**INSTRUCTIONS TO FOLLOW**
Look at the data below and print exactly the lines from its first line through the line with "x_end, y_end = 1976.05, 12.47"; the pictures stay out of the copy.

**PROVIDED MATERIAL**
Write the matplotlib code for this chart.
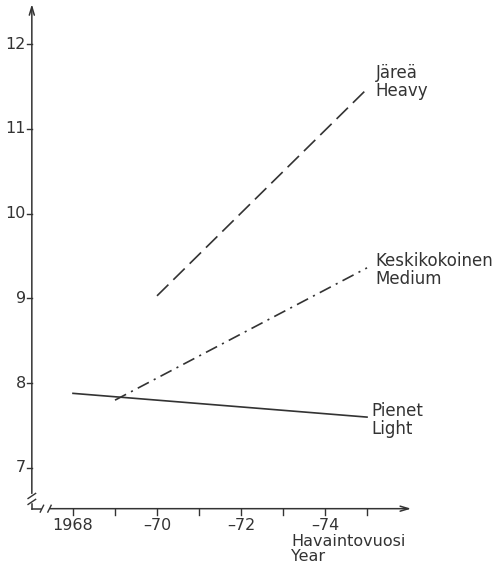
import matplotlib
matplotlib.use("Agg")
import matplotlib.pyplot as plt

# values
years_light = [1968, 1975]
light = [7.88, 7.60]
years_medium = [1969, 1975]
medium = [7.80, 9.36]
years_heavy = [1970, 1975]
heavy = [9.03, 11.47]

yticks = [7, 8, 9, 10, 11, 12]
xticks = [1968, 1970, 1972, 1974]
xticklabels = ["1968", "\u201370", "\u201372", "\u201374"]
minor_years = [1969, 1971, 1973, 1975]

plt.rcParams['font.family'] = ['DejaVu Sans']
plt.rcParams['lines.scale_dashes'] = False
ink = "#333333"

fig = plt.figure(figsize=(5.02, 5.71), dpi=100)
ax = fig.add_axes([0, 0, 1, 1])
ax.set_xlim(1966.262, 1978.214)
ax.set_ylim(5.785, 12.519)
ax.axis("off")

x0, y0 = 1967.02, 6.52   # axis corner
x_end, y_end = 1976.05, 12.47

# axes with arrows
ax.annotate("", xy=(x0, y_end), xytext=(x0, 6.70),
            arrowprops=dict(arrowstyle="->,head_length=0.6,head_width=0.18",
                            color=ink, lw=1.1, shrinkA=0, shrinkB=0))
ax.plot([x0, x0], [y0, 6.58], color=ink, lw=1.1)
ax.annotate("", xy=(x_end, y0), xytext=(1967.45, y0),
            arrowprops=dict(arrowstyle="->,head_length=0.6,head_width=0.18",
                            color=ink, lw=1.1, shrinkA=0, shrinkB=0))
ax.plot([x0, 1967.25], [y0, y0], color=ink, lw=1.1)

# break marks
for yy in (6.60, 6.67):
    ax.plot([x0 - 0.09, x0 + 0.09], [yy - 0.03, yy + 0.03], color=ink, lw=1.0)
for xx in (1967.26, 1967.44):
    ax.plot([xx - 0.04, xx + 0.04], [y0 - 0.04, y0 + 0.04], color=ink, lw=1.0)

# ticks
for v in yticks:
    ax.plot([x0 - 0.12, x0], [v, v], color=ink, lw=1.0)
    ax.text(x0 - 0.14, v, str(v), ha="right", va="center", fontsize=11.5, color=ink)
for v, lab in zip(xticks, xticklabels):
    ax.plot([v, v], [y0, y0 - 0.07], color=ink, lw=1.0)
    ax.text(v, y0 - 0.11, lab, ha="center", va="top", fontsize=11.5, color=ink)
for v in minor_years:
    ax.plot([v, v], [y0, y0 - 0.07], color=ink, lw=1.0)

ax.text(1973.2, 6.22, "Havaintovuosi\nYear", ha="left", va="top",
        fontsize=11.5, color=ink, linespacing=0.95)

# series
ax.plot(years_light, light, color=ink, lw=1.2)
ax.plot(years_medium, medium, color=ink, lw=1.2, linestyle=(0, (9, 4, 1.5, 4)))
ax.plot(years_heavy, heavy, color=ink, lw=1.2, linestyle=(0, (11.5, 5)))

ax.text(1975.2, 11.55, "Järeä\nHeavy", ha="left", va="center",
        fontsize=12, color=ink, linespacing=1.0)
ax.text(1975.2, 9.33, "Keskikokoinen\nMedium", ha="left", va="center",
        fontsize=12, color=ink, linespacing=1.0)
ax.text(1975.1, 7.57, "Pienet\nLight", ha="left", va="center",
        fontsize=12, color=ink, linespacing=1.0)

fig.savefig("out.png", dpi=100)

**RIGHT ANSWER**
Write the matplotlib code for this chart.
import matplotlib
matplotlib.use("Agg")
import matplotlib.pyplot as plt

# values
years_light = [1968, 1975]
light = [7.88, 7.60]
years_medium = [1969, 1975]
medium = [7.80, 9.36]
years_heavy = [1970, 1975]
heavy = [9.03, 11.47]

yticks = [7, 8, 9, 10, 11, 12]
xticks = [1968, 1970, 1972, 1974]
xticklabels = ["1968", "\u201370", "\u201372", "\u201374"]
minor_years = [1969, 1971, 1973, 1975]

plt.rcParams['font.family'] = ['DejaVu Sans']
plt.rcParams['lines.scale_dashes'] = False
ink = "#333333"

fig = plt.figure(figsize=(5.02, 5.71), dpi=100)
ax = fig.add_axes([0, 0, 1, 1])
ax.set_xlim(1966.262, 1978.214)
ax.set_ylim(5.785, 12.519)
ax.axis("off")

x0, y0 = 1967.02, 6.52   # axis corner
x_end, y_end = 1976.05, 12.47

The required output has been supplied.